- **SET PROBLEM**: A line counts if it contains the string "this"; say how many such lines there are, giving only the number.

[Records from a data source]
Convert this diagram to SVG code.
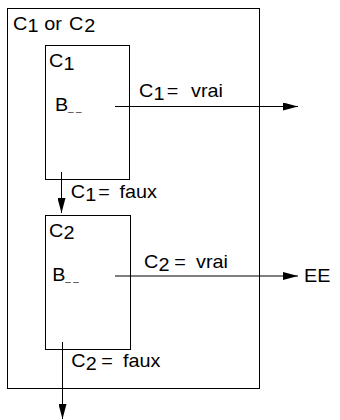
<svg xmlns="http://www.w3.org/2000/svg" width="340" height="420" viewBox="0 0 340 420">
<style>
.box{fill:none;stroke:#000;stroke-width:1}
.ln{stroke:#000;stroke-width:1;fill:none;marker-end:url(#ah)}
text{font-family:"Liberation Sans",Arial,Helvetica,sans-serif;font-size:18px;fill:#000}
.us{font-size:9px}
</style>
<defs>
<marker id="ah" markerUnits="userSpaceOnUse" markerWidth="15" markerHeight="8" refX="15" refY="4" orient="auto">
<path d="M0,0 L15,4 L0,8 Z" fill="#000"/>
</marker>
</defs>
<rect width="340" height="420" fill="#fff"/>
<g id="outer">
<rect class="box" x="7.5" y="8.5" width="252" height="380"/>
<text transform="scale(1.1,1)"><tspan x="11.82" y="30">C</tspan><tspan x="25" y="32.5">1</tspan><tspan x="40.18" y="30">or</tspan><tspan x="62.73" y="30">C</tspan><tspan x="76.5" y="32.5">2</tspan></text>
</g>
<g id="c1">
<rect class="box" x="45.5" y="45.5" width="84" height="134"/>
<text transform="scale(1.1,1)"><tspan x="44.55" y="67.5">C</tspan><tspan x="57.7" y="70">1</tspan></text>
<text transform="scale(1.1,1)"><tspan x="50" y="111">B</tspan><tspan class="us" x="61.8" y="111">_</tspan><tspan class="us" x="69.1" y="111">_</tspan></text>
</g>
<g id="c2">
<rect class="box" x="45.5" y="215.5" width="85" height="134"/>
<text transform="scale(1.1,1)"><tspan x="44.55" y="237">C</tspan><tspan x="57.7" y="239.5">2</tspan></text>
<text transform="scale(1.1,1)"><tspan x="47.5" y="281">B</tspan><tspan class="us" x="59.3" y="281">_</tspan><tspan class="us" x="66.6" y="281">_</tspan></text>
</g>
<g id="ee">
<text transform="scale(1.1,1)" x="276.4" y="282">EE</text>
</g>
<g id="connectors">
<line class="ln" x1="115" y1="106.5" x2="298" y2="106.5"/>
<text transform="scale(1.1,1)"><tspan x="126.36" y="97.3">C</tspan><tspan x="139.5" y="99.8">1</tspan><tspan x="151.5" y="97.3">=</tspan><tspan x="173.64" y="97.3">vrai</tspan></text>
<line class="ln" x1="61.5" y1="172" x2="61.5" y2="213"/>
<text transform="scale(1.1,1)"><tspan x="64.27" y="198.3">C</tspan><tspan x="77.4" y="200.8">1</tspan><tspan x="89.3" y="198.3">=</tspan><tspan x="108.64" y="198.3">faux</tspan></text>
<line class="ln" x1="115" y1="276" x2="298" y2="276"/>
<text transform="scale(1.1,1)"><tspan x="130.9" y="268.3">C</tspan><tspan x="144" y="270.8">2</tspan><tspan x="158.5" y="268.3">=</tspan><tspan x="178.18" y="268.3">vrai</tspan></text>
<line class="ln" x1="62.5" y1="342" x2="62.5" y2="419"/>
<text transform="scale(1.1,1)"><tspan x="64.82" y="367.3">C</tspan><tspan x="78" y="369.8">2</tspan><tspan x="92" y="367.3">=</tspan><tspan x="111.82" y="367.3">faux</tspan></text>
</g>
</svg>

--

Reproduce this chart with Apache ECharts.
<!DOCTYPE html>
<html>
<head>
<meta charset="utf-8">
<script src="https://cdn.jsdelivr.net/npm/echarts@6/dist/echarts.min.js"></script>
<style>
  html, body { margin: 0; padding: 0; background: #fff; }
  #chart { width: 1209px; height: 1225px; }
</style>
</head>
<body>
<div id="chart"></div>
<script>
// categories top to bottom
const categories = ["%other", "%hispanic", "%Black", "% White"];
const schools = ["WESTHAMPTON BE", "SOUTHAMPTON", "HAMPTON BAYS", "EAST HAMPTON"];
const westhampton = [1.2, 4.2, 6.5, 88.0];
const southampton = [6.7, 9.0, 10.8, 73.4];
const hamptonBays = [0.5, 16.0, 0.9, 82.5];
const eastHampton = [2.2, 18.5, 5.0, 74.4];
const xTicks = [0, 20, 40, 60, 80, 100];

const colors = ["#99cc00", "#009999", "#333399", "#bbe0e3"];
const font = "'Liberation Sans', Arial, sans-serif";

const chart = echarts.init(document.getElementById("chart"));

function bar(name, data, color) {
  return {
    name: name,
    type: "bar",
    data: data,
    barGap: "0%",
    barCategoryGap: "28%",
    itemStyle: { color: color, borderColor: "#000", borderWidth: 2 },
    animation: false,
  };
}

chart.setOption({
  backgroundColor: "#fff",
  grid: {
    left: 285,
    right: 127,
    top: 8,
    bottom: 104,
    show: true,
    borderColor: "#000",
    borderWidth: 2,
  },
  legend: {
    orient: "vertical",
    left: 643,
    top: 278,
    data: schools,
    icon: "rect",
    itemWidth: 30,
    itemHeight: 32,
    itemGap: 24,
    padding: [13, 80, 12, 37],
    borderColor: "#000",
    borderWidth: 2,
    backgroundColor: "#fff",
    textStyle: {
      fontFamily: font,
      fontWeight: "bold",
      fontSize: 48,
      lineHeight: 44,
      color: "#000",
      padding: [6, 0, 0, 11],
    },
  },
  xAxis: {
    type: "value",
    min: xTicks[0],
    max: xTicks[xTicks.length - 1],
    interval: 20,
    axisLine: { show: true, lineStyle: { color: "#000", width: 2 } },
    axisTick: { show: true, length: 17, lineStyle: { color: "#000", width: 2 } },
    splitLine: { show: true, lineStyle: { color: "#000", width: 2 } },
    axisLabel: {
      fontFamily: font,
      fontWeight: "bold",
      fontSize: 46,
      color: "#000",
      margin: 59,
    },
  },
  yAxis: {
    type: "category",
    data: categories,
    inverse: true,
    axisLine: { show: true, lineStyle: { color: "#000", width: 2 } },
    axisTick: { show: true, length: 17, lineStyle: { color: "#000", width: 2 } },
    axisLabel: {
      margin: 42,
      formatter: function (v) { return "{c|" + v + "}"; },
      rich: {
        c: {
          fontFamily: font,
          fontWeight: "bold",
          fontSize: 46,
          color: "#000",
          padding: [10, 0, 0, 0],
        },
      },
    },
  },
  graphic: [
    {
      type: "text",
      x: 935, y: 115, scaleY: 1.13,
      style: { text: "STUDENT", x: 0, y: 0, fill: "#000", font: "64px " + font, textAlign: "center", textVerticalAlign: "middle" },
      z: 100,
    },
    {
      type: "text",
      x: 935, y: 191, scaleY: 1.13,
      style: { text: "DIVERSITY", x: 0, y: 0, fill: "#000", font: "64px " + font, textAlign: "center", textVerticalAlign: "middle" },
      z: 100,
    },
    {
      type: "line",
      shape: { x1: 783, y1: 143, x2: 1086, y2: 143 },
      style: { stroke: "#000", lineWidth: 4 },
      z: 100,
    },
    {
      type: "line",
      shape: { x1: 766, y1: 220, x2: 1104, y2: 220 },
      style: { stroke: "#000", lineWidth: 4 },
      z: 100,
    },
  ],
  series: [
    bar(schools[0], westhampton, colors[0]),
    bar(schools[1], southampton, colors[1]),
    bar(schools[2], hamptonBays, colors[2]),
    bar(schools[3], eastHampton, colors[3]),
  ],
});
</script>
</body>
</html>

- **COMPLETE RESPONSE**: 2